И так, я – промышленник и коммерсант. Положение, как известно, обязывает. Для того, чтобы администрация отеля знала, что у нее живет человек благонамеренный, я сейчас же по приезде заказал через контору, чтобы мне по утрам доставляли “Матэн” и “Пти Паризьен”. У себя в комнате я не держал ни одной коммунистической и даже социалистической газеты, а монархическую “Аксион Франсез” оставлял на виду в своей комнате. Для того, чтобы моя благонамеренность и моя любовь к французскому отечеству была вне всякого сомнения, я купил несколько антибольшевистских брошюр, заручился парочкой французских немцеедов, положил на стол коллективный труд Рафаловича и др. на французском языке “О Русском государственном долге”, раздобыл прейскуранты автомобильных фирм, подчеркнул некоторые цены красным карандашом и привел таким образом в необходимый порядок комнату, – так что всякая отдельная крыса, сунувшая свой нос в мой номер, должна была заключить, что здесь живет истинный добрый патриот.

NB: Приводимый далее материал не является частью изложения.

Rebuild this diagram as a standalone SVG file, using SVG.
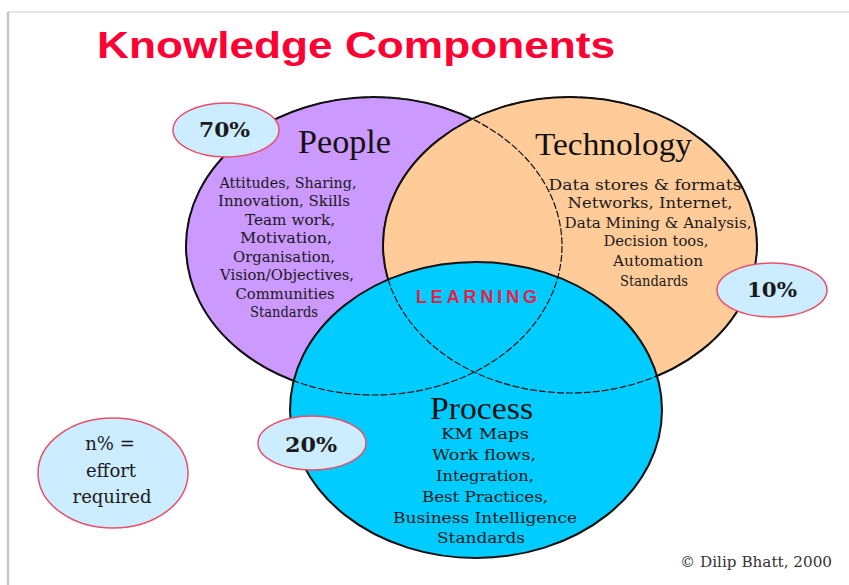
<svg xmlns="http://www.w3.org/2000/svg" width="849" height="585" viewBox="0 0 849 585">
<style>
.circ{stroke:#111;stroke-width:2}
.dash{fill:none;stroke:#111;stroke-width:1.2;stroke-dasharray:7 2}
.bub{fill:#CCECFF;stroke:#E8506A;stroke-width:1.5}
.head{font-family:"Liberation Serif",serif;fill:#111}
.body{font-family:"DejaVu Serif",serif;fill:#1a1a1a;text-anchor:middle}
.pct{font-family:"DejaVu Serif",serif;font-weight:bold;fill:#1a1a1a;font-size:20px}
</style>
<rect width="849" height="585" fill="#ffffff"/>
<line x1="7" y1="12" x2="849" y2="12" stroke="#dcdcdc" stroke-width="1.5"/>
<line x1="8" y1="12" x2="8" y2="585" stroke="#c8c8c8" stroke-width="2.5"/>
<text x="97" y="58" font-family="Liberation Sans,Arial,sans-serif" font-weight="bold" font-size="36" fill="#FF0033" textLength="518" lengthAdjust="spacingAndGlyphs">Knowledge Components</text>

<g id="node-people">
<ellipse class="circ" cx="374" cy="246" rx="188" ry="149" fill="#CC99FF"/>
</g>
<g id="node-technology">
<ellipse class="circ" cx="570" cy="245" rx="187" ry="148" fill="#FFCC99"/>
</g>
<g id="node-process">
<ellipse class="circ" cx="476" cy="410" rx="186" ry="148" fill="#00CCFF"/>
</g>
<g id="outlines">
<ellipse class="dash" cx="374" cy="246" rx="188" ry="149"/>
<ellipse class="dash" cx="570" cy="245" rx="187" ry="148"/>
</g>

<g id="label-people">
<text class="head" x="298" y="153" font-size="33" textLength="93" lengthAdjust="spacingAndGlyphs">People</text>
<g class="body" font-size="14">
<text x="288" y="188" textLength="137" lengthAdjust="spacingAndGlyphs">Attitudes, Sharing,</text>
<text x="284" y="206" textLength="132" lengthAdjust="spacingAndGlyphs">Innovation, Skills</text>
<text x="290" y="225" textLength="90" lengthAdjust="spacingAndGlyphs">Team work,</text>
<text x="286" y="243" textLength="92" lengthAdjust="spacingAndGlyphs">Motivation,</text>
<text x="284" y="262" textLength="102" lengthAdjust="spacingAndGlyphs">Organisation,</text>
<text x="287" y="280" textLength="134" lengthAdjust="spacingAndGlyphs">Vision/Objectives,</text>
<text x="285" y="299" textLength="99" lengthAdjust="spacingAndGlyphs">Communities</text>
<text x="284" y="317" textLength="68" lengthAdjust="spacingAndGlyphs">Standards</text>
</g>
</g>

<g id="label-technology">
<text class="head" x="535" y="155" font-size="32" textLength="157" lengthAdjust="spacingAndGlyphs">Technology</text>
<g class="body" font-size="14">
<text x="645" y="190" textLength="193" lengthAdjust="spacingAndGlyphs">Data stores &amp; formats</text>
<text x="650" y="208" textLength="165" lengthAdjust="spacingAndGlyphs">Networks, Internet,</text>
<text x="658" y="228" textLength="187" lengthAdjust="spacingAndGlyphs">Data Mining &amp; Analysis,</text>
<text x="656" y="246" textLength="105" lengthAdjust="spacingAndGlyphs">Decision toos,</text>
<text x="658" y="266" textLength="90" lengthAdjust="spacingAndGlyphs">Automation</text>
<text x="654" y="286" textLength="68" lengthAdjust="spacingAndGlyphs">Standards</text>
</g>
</g>

<g id="label-process">
<text class="head" x="430" y="419" font-size="32" textLength="103" lengthAdjust="spacingAndGlyphs">Process</text>
<g class="body" font-size="15">
<text x="485" y="439" textLength="88" lengthAdjust="spacingAndGlyphs">KM Maps</text>
<text x="484" y="460" textLength="104" lengthAdjust="spacingAndGlyphs">Work flows,</text>
<text x="485" y="481" textLength="98" lengthAdjust="spacingAndGlyphs">Integration,</text>
<text x="485" y="502" textLength="126" lengthAdjust="spacingAndGlyphs">Best Practices,</text>
<text x="485" y="523" textLength="184" lengthAdjust="spacingAndGlyphs">Business Intelligence</text>
<text x="481" y="543" textLength="88" lengthAdjust="spacingAndGlyphs">Standards</text>
</g>
</g>

<g id="node-learning">
<text x="416" y="303" font-family="Liberation Sans,Arial,sans-serif" font-weight="bold" font-size="18" fill="#E8204A" textLength="121" lengthAdjust="spacing">LEARNING</text>
</g>

<g id="node-70">
<ellipse class="bub" cx="226" cy="130" rx="53" ry="27"/>
<text class="pct" x="199" y="137" textLength="51" lengthAdjust="spacingAndGlyphs">70%</text>
</g>
<g id="node-10">
<ellipse class="bub" cx="772" cy="290" rx="55" ry="27"/>
<text class="pct" x="747" y="297" textLength="50" lengthAdjust="spacingAndGlyphs">10%</text>
</g>
<g id="node-20">
<ellipse class="bub" cx="312" cy="443" rx="54" ry="27"/>
<text class="pct" x="285" y="452" textLength="52" lengthAdjust="spacingAndGlyphs">20%</text>
</g>
<g id="node-legend">
<ellipse class="bub" cx="113" cy="473" rx="75" ry="55"/>
<g class="body" font-size="18">
<text x="110" y="450">n% =</text>
<text x="111" y="477">effort</text>
<text x="112" y="503">required</text>
</g>
</g>

<text x="680" y="567" font-family="DejaVu Serif,serif" font-size="14" fill="#333" textLength="152" lengthAdjust="spacingAndGlyphs">© Dilip Bhatt, 2000</text>
</svg>
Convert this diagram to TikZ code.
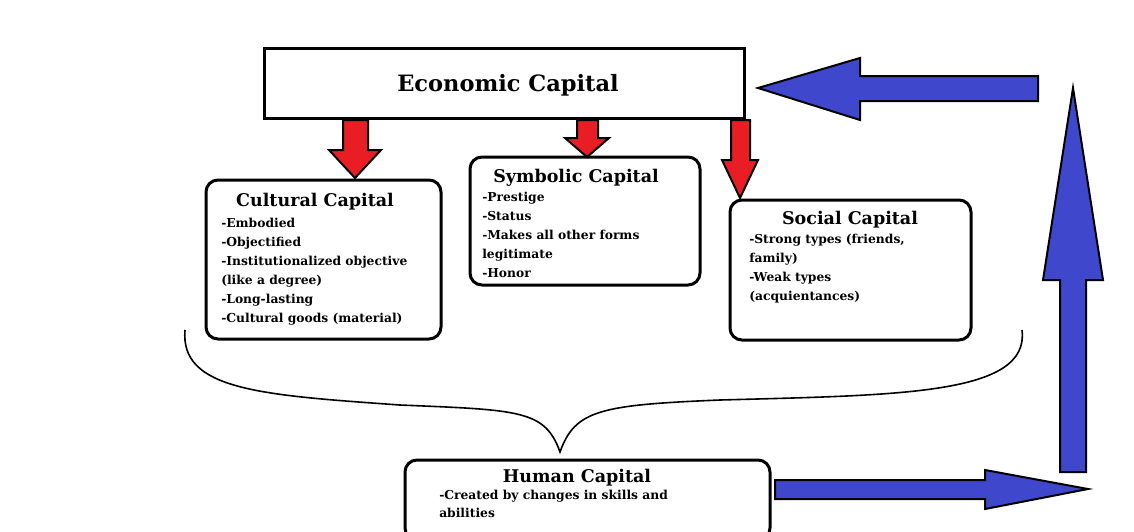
\documentclass[tikz,border=0pt]{standalone}
\usepackage{fontspec}
\setmainfont{DejaVu Serif}
\definecolor{redA}{RGB}{232,30,36}
\definecolor{blueA}{RGB}{63,72,204}
\begin{document}
\begin{tikzpicture}[x=1pt,y=-1pt,line width=2.5pt,
 box/.style={draw,rounded corners=12pt,line width=3pt},
 ttl/.style={font=\bfseries\fontsize{17.5}{19}\selectfont},
 bl/.style={font=\bfseries\fontsize{12.3}{19}\selectfont,align=left,anchor=north west,inner sep=0pt},
 red/.style={draw,fill=redA,line width=2pt},
 blue/.style={draw,fill=blueA,line width=2pt}]
\useasboundingbox (0,0) rectangle (1134,531);
% boxes
\draw[line width=3pt] (264,48) rectangle (744,118);
\node[font=\bfseries\fontsize{22.5}{24}\selectfont] (eco) at (508,85) {Economic Capital};
\draw[box] (206,180) rectangle (441,339);
\node[ttl] (cul) at (315,202) {Cultural Capital};
\node[bl] (culb) at (220,217) {-Embodied\\-Objectified\\-Institutionalized objective\\(like a degree)\\-Long-lasting\\-Cultural goods (material)};
\draw[box] (470,157) rectangle (700,285);
\node[ttl] (sym) at (576,178) {Symbolic Capital};
\node[bl] (symb) at (481,191) {-Prestige\\-Status\\-Makes all other forms\\legitimate\\-Honor};
\draw[box] (730,200) rectangle (971,340);
\node[ttl] (soc) at (850,220) {Social Capital};
\node[bl] (socb) at (748,233) {-Strong types (friends,\\family)\\-Weak types\\(acquientances)};
\draw[box] (405,460) rectangle (770,540);
\node[ttl] (hum) at (577,478) {Human Capital};
\node[bl,font=\bfseries\fontsize{12.3}{18}\selectfont] (humb) at (438,489) {-Created by changes in skills and\\abilities};
% red arrows
\draw[red] (343,120)--(368,120)--(368,150)--(381,150)--(355,178)--(329,150)--(343,150)--cycle;
\draw[red] (577,120)--(598,120)--(598,138)--(609,138)--(587,157)--(565,138)--(577,138)--cycle;
\draw[red] (731,120)--(750,120)--(750,160)--(758,160)--(740,198)--(722,160)--(731,160)--cycle;
% brace
\draw[line width=1.6pt] (185,330) .. controls (180,390) and (260,395) .. (400,405)
  .. controls (520,410) and (545,410) .. (560,452)
  .. controls (575,410) and (600,405) .. (720,400)
  .. controls (900,395) and (1030,395) .. (1022,330);
% blue arrows
\draw[blue] (775,480)--(985,480)--(985,470)--(1088,489)--(985,509)--(985,499)--(775,499)--cycle;
\draw[blue] (1060,472)--(1060,280)--(1043,280)--(1073,88)--(1103,280)--(1086,280)--(1086,472)--cycle;
\draw[blue] (1038,76)--(860,76)--(860,58)--(758,88)--(860,120)--(860,101)--(1038,101)--cycle;
\end{tikzpicture}
\end{document}
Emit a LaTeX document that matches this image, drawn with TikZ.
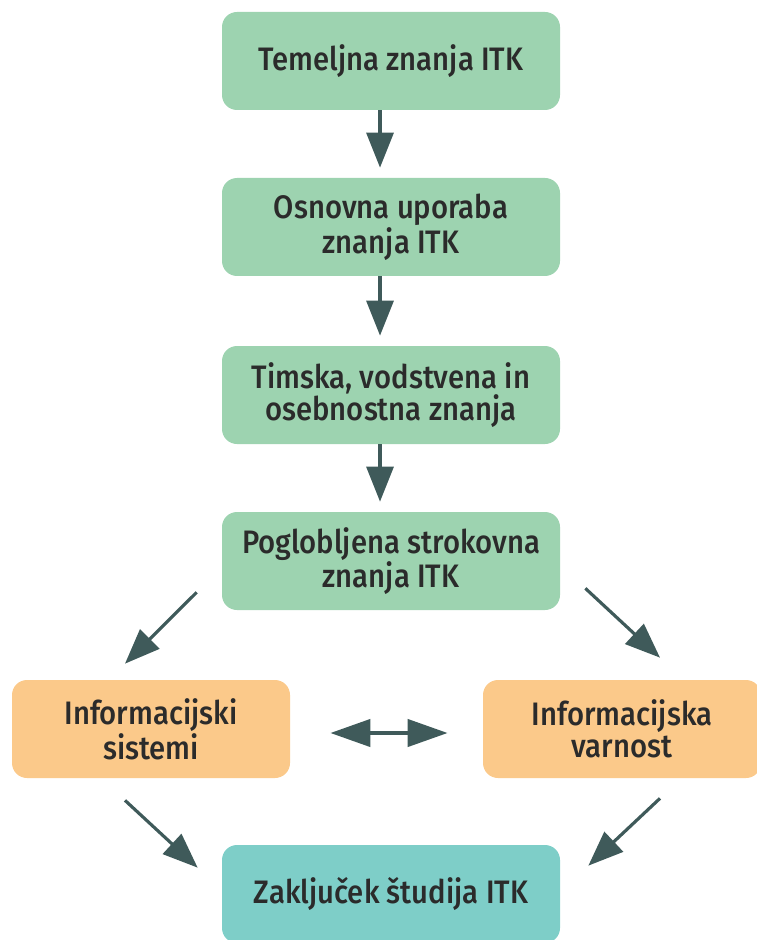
\documentclass[tikz,border=0pt]{standalone}
\usepackage{fontspec}
\setmainfont{Fira Sans}[UprightFont=* Medium, FakeStretch=0.9]
\usetikzlibrary{arrows.meta}
\definecolor{boxgreen}{HTML}{9DD3B0}
\definecolor{boxorange}{HTML}{FBC98A}
\definecolor{boxteal}{HTML}{7ECEC8}
\definecolor{arrowdark}{HTML}{3F5A5A}
\definecolor{textdark}{HTML}{2B2B2B}

\begin{document}
\begin{tikzpicture}[
  box/.style={rounded corners=0.3cm, minimum width=6.76cm, minimum height=1.96cm,
    align=center, text=textdark, font=\fontsize{18.5}{18}\selectfont},
  greenbox/.style={box, fill=boxgreen},
  orangebox/.style={box, fill=boxorange, minimum width=5.56cm},
  tealbox/.style={box, fill=boxteal},
  arr/.style={draw=arrowdark, line width=1.8pt, -{Triangle[length=0.7cm, width=0.54cm]}},
  dblarr/.style={draw=arrowdark, line width=2.4pt, {Triangle[length=0.8cm, width=0.54cm]}-{Triangle[length=0.8cm, width=0.54cm]}}
]
\useasboundingbox (0, 0) rectangle (15.12, -18.8);

\node[greenbox] (temelj) at (7.82, -1.22) {Temeljna znanja ITK};
\node[greenbox] (osnov) at (7.82, -4.54) {Osnovna uporaba\\znanja ITK};
\node[greenbox] (timska) at (7.82, -7.9) {Timska, vodstvena in\\osebnostna znanja};
\node[greenbox] (poglob) at (7.82, -11.22) {Poglobljena strokovna\\znanja ITK};

\node[orangebox] (infsis) at (3.02, -14.58) {Informacijski\\sistemi};
\node[orangebox] (infvar) at (12.44, -14.58) {Informacijska\\varnost};

\node[tealbox] (zaklj) at (7.82, -17.88) {Zaklju\v{c}ek \v{s}tudija ITK};

% navpicne puscice
\draw[arr] ([xshift=-0.22cm]temelj.south) -- ([xshift=-0.22cm, yshift=0.2cm]osnov.north);
\draw[arr] ([xshift=-0.22cm]osnov.south) -- ([xshift=-0.22cm, yshift=0.2cm]timska.north);
\draw[arr] ([xshift=-0.22cm]timska.south) -- ([xshift=-0.22cm, yshift=0.2cm]poglob.north);

% razcep
\draw[arr] ([shift={(-0.5, 0.36)}]poglob.south west) -- ([shift={(-0.52, 0.32)}]infsis.north);
\draw[arr] ([shift={(0.5, 0.44)}]poglob.south east) -- ([shift={(0.76, 0.44)}]infvar.north);

\draw[dblarr] ([xshift=0.8cm, yshift=-0.08cm]infsis.east) -- ([xshift=-0.7cm, yshift=-0.08cm]infvar.west);

% zdruzitev
\draw[arr] ([shift={(-0.52, -0.44)}]infsis.south) -- ([shift={(-0.48, -0.46)}]zaklj.north west);
\draw[arr] ([shift={(0.76, -0.4)}]infvar.south) -- ([shift={(0.56, -0.42)}]zaklj.north east);

\end{tikzpicture}
\end{document}
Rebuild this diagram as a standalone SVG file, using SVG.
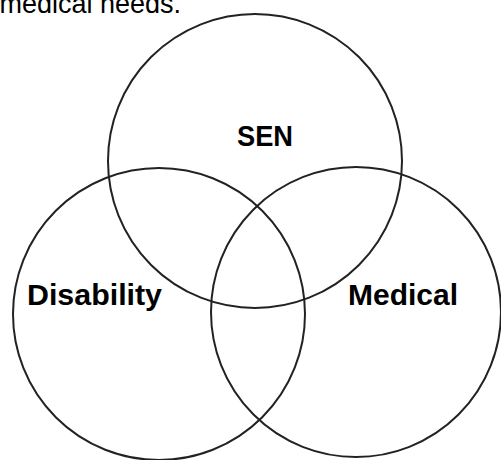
<svg xmlns="http://www.w3.org/2000/svg" width="501" height="460" viewBox="0 0 501 460">
<style>
.c{fill:none;stroke:#222;stroke-width:2}
.l{font-family:"Liberation Sans",Arial,sans-serif;font-weight:bold;font-size:30px;fill:#000}
.t{font-family:"Liberation Sans",Arial,sans-serif;font-size:27px;fill:#000}
</style>
<rect width="501" height="460" fill="#fff"/>
<text class="t" x="181" y="13" text-anchor="end">medical needs.</text>
<g id="sen">
<circle class="c" cx="255" cy="161" r="147"/>
<text class="l" x="237" y="146" textLength="56" lengthAdjust="spacingAndGlyphs">SEN</text>
</g>
<g id="disability">
<circle class="c" cx="159" cy="314" r="146"/>
<text class="l" x="27" y="305" textLength="135" lengthAdjust="spacingAndGlyphs">Disability</text>
</g>
<g id="medical">
<circle class="c" cx="356" cy="312" r="145"/>
<text class="l" x="348" y="305" textLength="110" lengthAdjust="spacingAndGlyphs">Medical</text>
</g>
<g id="connectors"></g>
</svg>
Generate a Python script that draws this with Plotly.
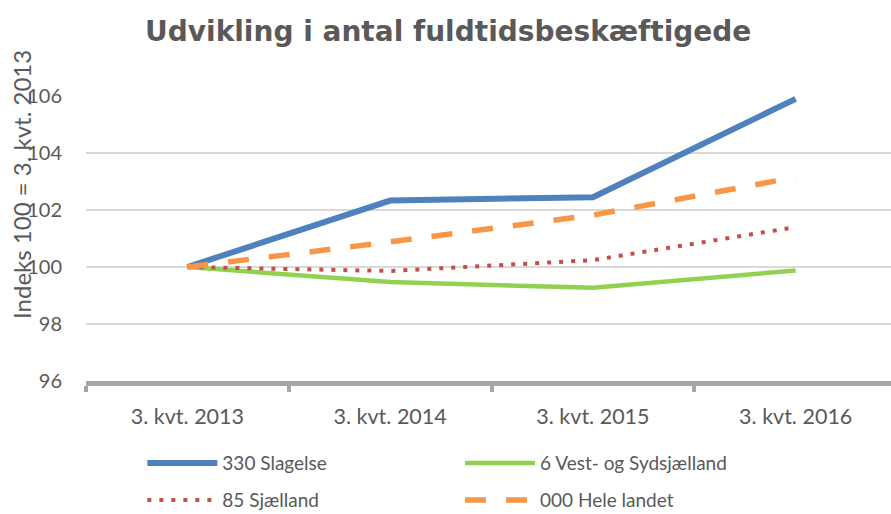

Затем я занялся организацией квартиры, где я мог бы спокойно проводить вне отеля время, читать необходимую мне литературу и вообще заниматься. Такая квартира находилась около площади Италии, и туда я отправлялся регулярно по утрам. Это была квартира адвоката, к которому я являлся в качестве помощника. Когда нужно было организовать особо конспиративное свидание, адвокат сам брался за это дело, а обычно в моем распоряжении был товарищ, который связывал меня со всем коммунистическим и синдикальным миром».


Глава 7Розыск у большевиков

Прежде всего, надо отметить, что в современной России политический розыск весьма развит, и что никогда и нигде он так широко не был поставлен, как при коммунистической диктатуре. Это объясняется тем обстоятельством, что не только специально-розыскное советское учреждение, так называемое Государственное Политическое Управление (ГПУ), ведет дело сыска, но и каждый член коммунистической партии.

Коммунистическая партия есть своего рода круговая порука и, конечно, каждый член партии, где бы он ни был и чем ни занимался, в первую очередь, озабочен сохранением партии, а следовательно, и себя, для чего выясняет и предает врагов советской власти.

Чтобы сделать агентов розыска такими же работниками, как все остальные члены компартии на должности по розыску, коммунисты назначаются также, как и на другие.

Московский корреспондент газеты «La Matin» рассказал о своей встрече с начальником Московской полиции Николаевым, причем последний по поводу своей службы в полиции заметил, что коммунисты не занимают полицейских должностей добровольно, а назначаются распоряжением партии… «Если, – сказал Николаев, – партия завтра прикажет мне заняться коммерцией, я должен буду этому подчиниться».


И.Н. Николаев. Начальник МУРа в 1922–1924 годы


Таким образом ответственность с отдельных лиц снимается и переносится на всех членов партии, конечно, за исключением личных преступлений.